Problem requirements: Write out the records beneath this line exactly as they appear, minus any images.

(Figure scripts)
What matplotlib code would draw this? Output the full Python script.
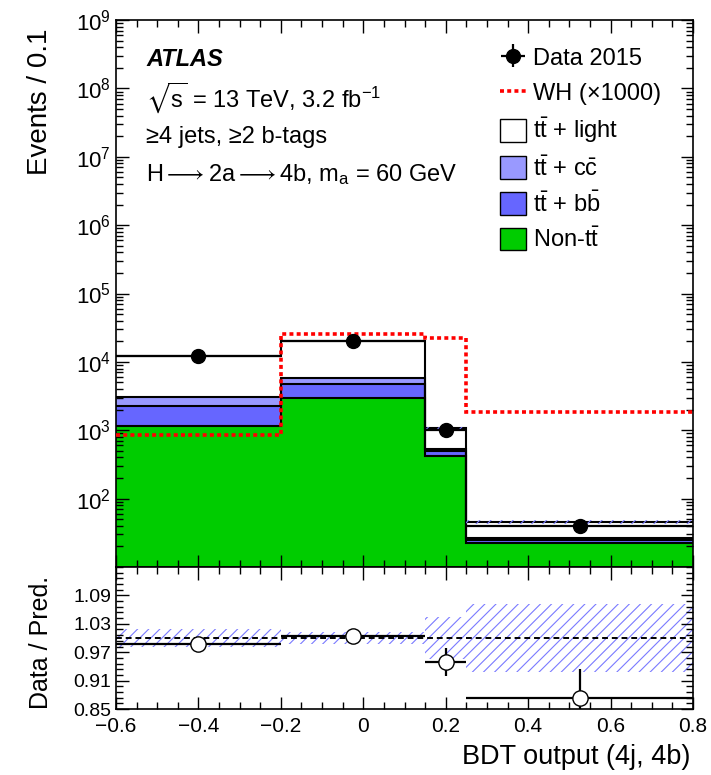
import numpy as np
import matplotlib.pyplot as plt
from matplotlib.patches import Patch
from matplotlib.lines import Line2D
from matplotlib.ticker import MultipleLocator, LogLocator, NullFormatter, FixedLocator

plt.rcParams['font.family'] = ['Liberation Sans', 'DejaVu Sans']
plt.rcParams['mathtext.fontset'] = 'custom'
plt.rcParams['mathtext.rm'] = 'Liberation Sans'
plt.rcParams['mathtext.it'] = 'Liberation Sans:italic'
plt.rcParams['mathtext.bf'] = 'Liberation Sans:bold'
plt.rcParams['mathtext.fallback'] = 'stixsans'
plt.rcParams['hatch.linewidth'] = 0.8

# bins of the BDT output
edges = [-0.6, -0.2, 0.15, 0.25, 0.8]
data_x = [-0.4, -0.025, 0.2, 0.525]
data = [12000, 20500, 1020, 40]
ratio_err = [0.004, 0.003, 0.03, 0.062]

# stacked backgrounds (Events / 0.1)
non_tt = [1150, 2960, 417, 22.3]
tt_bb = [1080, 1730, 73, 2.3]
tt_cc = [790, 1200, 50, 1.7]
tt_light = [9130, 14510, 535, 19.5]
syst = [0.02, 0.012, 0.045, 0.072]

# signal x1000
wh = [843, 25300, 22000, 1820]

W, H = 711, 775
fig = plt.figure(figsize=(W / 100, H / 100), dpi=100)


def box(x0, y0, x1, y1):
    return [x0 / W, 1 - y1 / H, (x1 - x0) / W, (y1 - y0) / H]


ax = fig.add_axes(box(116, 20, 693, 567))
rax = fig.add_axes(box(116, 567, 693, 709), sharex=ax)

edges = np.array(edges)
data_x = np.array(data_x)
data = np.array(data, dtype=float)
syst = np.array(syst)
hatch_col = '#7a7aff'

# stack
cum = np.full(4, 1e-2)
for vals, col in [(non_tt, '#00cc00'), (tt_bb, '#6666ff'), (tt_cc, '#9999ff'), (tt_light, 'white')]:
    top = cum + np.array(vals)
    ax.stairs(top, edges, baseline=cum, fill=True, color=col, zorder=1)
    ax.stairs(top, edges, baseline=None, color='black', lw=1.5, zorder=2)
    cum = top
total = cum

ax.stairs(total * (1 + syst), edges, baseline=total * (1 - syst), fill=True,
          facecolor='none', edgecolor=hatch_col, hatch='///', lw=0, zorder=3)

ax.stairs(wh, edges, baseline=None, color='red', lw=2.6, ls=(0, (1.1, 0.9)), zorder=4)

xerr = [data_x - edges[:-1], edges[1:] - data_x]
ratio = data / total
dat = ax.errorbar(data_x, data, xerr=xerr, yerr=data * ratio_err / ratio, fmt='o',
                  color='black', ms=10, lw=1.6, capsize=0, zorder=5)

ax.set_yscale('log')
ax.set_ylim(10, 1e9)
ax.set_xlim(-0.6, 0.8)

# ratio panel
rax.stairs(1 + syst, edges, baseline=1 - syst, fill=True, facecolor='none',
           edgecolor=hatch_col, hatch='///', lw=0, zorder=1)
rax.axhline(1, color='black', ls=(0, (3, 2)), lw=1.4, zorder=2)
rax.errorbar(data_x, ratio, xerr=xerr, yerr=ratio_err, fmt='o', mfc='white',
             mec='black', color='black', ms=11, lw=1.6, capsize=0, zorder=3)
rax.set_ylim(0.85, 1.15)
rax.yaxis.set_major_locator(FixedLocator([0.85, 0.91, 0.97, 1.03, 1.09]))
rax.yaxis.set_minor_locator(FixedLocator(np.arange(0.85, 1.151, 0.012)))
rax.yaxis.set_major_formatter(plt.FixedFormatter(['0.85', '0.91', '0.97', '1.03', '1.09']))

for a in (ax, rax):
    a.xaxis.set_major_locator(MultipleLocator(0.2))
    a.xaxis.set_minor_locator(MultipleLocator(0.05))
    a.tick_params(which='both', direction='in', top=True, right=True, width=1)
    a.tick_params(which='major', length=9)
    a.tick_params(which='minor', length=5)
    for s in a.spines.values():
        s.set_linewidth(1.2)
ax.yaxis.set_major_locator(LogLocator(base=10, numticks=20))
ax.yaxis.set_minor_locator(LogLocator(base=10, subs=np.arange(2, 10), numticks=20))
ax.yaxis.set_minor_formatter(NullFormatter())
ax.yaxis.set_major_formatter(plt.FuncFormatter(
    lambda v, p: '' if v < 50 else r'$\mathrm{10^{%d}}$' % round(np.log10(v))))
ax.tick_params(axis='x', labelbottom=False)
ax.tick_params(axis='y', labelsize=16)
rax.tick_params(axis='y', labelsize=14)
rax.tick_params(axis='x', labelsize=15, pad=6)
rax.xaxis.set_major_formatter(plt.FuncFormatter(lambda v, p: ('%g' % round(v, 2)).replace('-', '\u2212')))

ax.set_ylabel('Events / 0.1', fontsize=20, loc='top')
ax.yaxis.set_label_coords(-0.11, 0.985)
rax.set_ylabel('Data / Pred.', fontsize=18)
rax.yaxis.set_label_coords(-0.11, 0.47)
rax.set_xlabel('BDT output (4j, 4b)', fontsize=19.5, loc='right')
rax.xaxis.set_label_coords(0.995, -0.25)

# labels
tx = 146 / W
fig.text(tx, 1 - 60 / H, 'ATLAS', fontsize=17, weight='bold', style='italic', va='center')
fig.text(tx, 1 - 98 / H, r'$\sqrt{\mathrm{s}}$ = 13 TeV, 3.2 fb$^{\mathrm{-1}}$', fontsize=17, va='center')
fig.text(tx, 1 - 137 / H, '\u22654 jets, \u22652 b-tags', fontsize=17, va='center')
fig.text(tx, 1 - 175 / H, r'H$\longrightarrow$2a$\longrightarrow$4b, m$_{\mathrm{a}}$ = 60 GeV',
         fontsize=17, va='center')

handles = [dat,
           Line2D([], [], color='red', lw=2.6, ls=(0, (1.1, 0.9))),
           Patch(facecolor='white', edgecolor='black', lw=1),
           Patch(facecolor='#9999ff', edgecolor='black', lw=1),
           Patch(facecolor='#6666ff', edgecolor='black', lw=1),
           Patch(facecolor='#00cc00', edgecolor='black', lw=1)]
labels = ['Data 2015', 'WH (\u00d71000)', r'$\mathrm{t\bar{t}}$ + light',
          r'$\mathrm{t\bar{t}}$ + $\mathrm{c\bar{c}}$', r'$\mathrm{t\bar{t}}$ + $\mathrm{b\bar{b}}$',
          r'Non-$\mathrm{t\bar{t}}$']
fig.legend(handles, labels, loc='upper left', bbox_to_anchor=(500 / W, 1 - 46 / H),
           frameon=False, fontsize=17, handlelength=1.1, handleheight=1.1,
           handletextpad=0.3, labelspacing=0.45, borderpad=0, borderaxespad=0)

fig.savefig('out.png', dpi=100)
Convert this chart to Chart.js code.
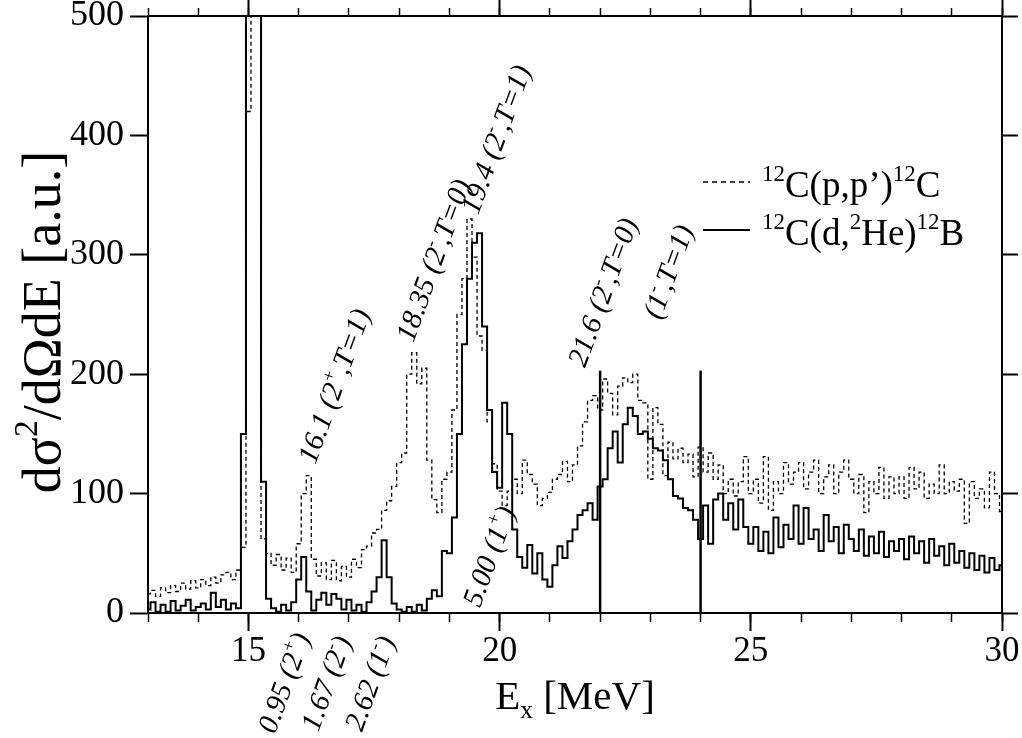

Answer to the task:
What matplotlib code would draw this? Output the full Python script.
import numpy as np
import matplotlib.pyplot as plt
from matplotlib.patches import Patch
from matplotlib.lines import Line2D
from matplotlib.ticker import MultipleLocator, LogLocator, NullFormatter, FixedLocator

plt.rcParams['font.family'] = ['Liberation Sans', 'DejaVu Sans']
plt.rcParams['mathtext.fontset'] = 'custom'
plt.rcParams['mathtext.rm'] = 'Liberation Sans'
plt.rcParams['mathtext.it'] = 'Liberation Sans:italic'
plt.rcParams['mathtext.bf'] = 'Liberation Sans:bold'
plt.rcParams['mathtext.fallback'] = 'stixsans'
plt.rcParams['hatch.linewidth'] = 0.8

# bins of the BDT output
edges = [-0.6, -0.2, 0.15, 0.25, 0.8]
data_x = [-0.4, -0.025, 0.2, 0.525]
data = [12000, 20500, 1020, 40]
ratio_err = [0.004, 0.003, 0.03, 0.062]

# stacked backgrounds (Events / 0.1)
non_tt = [1150, 2960, 417, 22.3]
tt_bb = [1080, 1730, 73, 2.3]
tt_cc = [790, 1200, 50, 1.7]
tt_light = [9130, 14510, 535, 19.5]
syst = [0.02, 0.012, 0.045, 0.072]

# signal x1000
wh = [843, 25300, 22000, 1820]

W, H = 711, 775
fig = plt.figure(figsize=(W / 100, H / 100), dpi=100)


def box(x0, y0, x1, y1):
    return [x0 / W, 1 - y1 / H, (x1 - x0) / W, (y1 - y0) / H]


ax = fig.add_axes(box(116, 20, 693, 567))
rax = fig.add_axes(box(116, 567, 693, 709), sharex=ax)

edges = np.array(edges)
data_x = np.array(data_x)
data = np.array(data, dtype=float)
syst = np.array(syst)
hatch_col = '#7a7aff'

# stack
cum = np.full(4, 1e-2)
for vals, col in [(non_tt, '#00cc00'), (tt_bb, '#6666ff'), (tt_cc, '#9999ff'), (tt_light, 'white')]:
    top = cum + np.array(vals)
    ax.stairs(top, edges, baseline=cum, fill=True, color=col, zorder=1)
    ax.stairs(top, edges, baseline=None, color='black', lw=1.5, zorder=2)
    cum = top
total = cum

ax.stairs(total * (1 + syst), edges, baseline=total * (1 - syst), fill=True,
          facecolor='none', edgecolor=hatch_col, hatch='///', lw=0, zorder=3)

ax.stairs(wh, edges, baseline=None, color='red', lw=2.6, ls=(0, (1.1, 0.9)), zorder=4)

xerr = [data_x - edges[:-1], edges[1:] - data_x]
ratio = data / total
dat = ax.errorbar(data_x, data, xerr=xerr, yerr=data * ratio_err / ratio, fmt='o',
                  color='black', ms=10, lw=1.6, capsize=0, zorder=5)

ax.set_yscale('log')
ax.set_ylim(10, 1e9)
ax.set_xlim(-0.6, 0.8)

# ratio panel
rax.stairs(1 + syst, edges, baseline=1 - syst, fill=True, facecolor='none',
           edgecolor=hatch_col, hatch='///', lw=0, zorder=1)
rax.axhline(1, color='black', ls=(0, (3, 2)), lw=1.4, zorder=2)
rax.errorbar(data_x, ratio, xerr=xerr, yerr=ratio_err, fmt='o', mfc='white',
             mec='black', color='black', ms=11, lw=1.6, capsize=0, zorder=3)
rax.set_ylim(0.85, 1.15)
rax.yaxis.set_major_locator(FixedLocator([0.85, 0.91, 0.97, 1.03, 1.09]))
rax.yaxis.set_minor_locator(FixedLocator(np.arange(0.85, 1.151, 0.012)))
rax.yaxis.set_major_formatter(plt.FixedFormatter(['0.85', '0.91', '0.97', '1.03', '1.09']))

for a in (ax, rax):
    a.xaxis.set_major_locator(MultipleLocator(0.2))
    a.xaxis.set_minor_locator(MultipleLocator(0.05))
    a.tick_params(which='both', direction='in', top=True, right=True, width=1)
    a.tick_params(which='major', length=9)
    a.tick_params(which='minor', length=5)
    for s in a.spines.values():
        s.set_linewidth(1.2)
ax.yaxis.set_major_locator(LogLocator(base=10, numticks=20))
ax.yaxis.set_minor_locator(LogLocator(base=10, subs=np.arange(2, 10), numticks=20))
ax.yaxis.set_minor_formatter(NullFormatter())
ax.yaxis.set_major_formatter(plt.FuncFormatter(
    lambda v, p: '' if v < 50 else r'$\mathrm{10^{%d}}$' % round(np.log10(v))))
ax.tick_params(axis='x', labelbottom=False)
ax.tick_params(axis='y', labelsize=16)
rax.tick_params(axis='y', labelsize=14)
rax.tick_params(axis='x', labelsize=15, pad=6)
rax.xaxis.set_major_formatter(plt.FuncFormatter(lambda v, p: ('%g' % round(v, 2)).replace('-', '\u2212')))

ax.set_ylabel('Events / 0.1', fontsize=20, loc='top')
ax.yaxis.set_label_coords(-0.11, 0.985)
rax.set_ylabel('Data / Pred.', fontsize=18)
rax.yaxis.set_label_coords(-0.11, 0.47)
rax.set_xlabel('BDT output (4j, 4b)', fontsize=19.5, loc='right')
rax.xaxis.set_label_coords(0.995, -0.25)

# labels
tx = 146 / W
fig.text(tx, 1 - 60 / H, 'ATLAS', fontsize=17, weight='bold', style='italic', va='center')
fig.text(tx, 1 - 98 / H, r'$\sqrt{\mathrm{s}}$ = 13 TeV, 3.2 fb$^{\mathrm{-1}}$', fontsize=17, va='center')
fig.text(tx, 1 - 137 / H, '\u22654 jets, \u22652 b-tags', fontsize=17, va='center')
fig.text(tx, 1 - 175 / H, r'H$\longrightarrow$2a$\longrightarrow$4b, m$_{\mathrm{a}}$ = 60 GeV',
         fontsize=17, va='center')

handles = [dat,
           Line2D([], [], color='red', lw=2.6, ls=(0, (1.1, 0.9))),
           Patch(facecolor='white', edgecolor='black', lw=1),
           Patch(facecolor='#9999ff', edgecolor='black', lw=1),
           Patch(facecolor='#6666ff', edgecolor='black', lw=1),
           Patch(facecolor='#00cc00', edgecolor='black', lw=1)]
labels = ['Data 2015', 'WH (\u00d71000)', r'$\mathrm{t\bar{t}}$ + light',
          r'$\mathrm{t\bar{t}}$ + $\mathrm{c\bar{c}}$', r'$\mathrm{t\bar{t}}$ + $\mathrm{b\bar{b}}$',
          r'Non-$\mathrm{t\bar{t}}$']
fig.legend(handles, labels, loc='upper left', bbox_to_anchor=(500 / W, 1 - 46 / H),
           frameon=False, fontsize=17, handlelength=1.1, handleheight=1.1,
           handletextpad=0.3, labelspacing=0.45, borderpad=0, borderaxespad=0)

fig.savefig('out.png', dpi=100)
Convert this chart to Chart.js code.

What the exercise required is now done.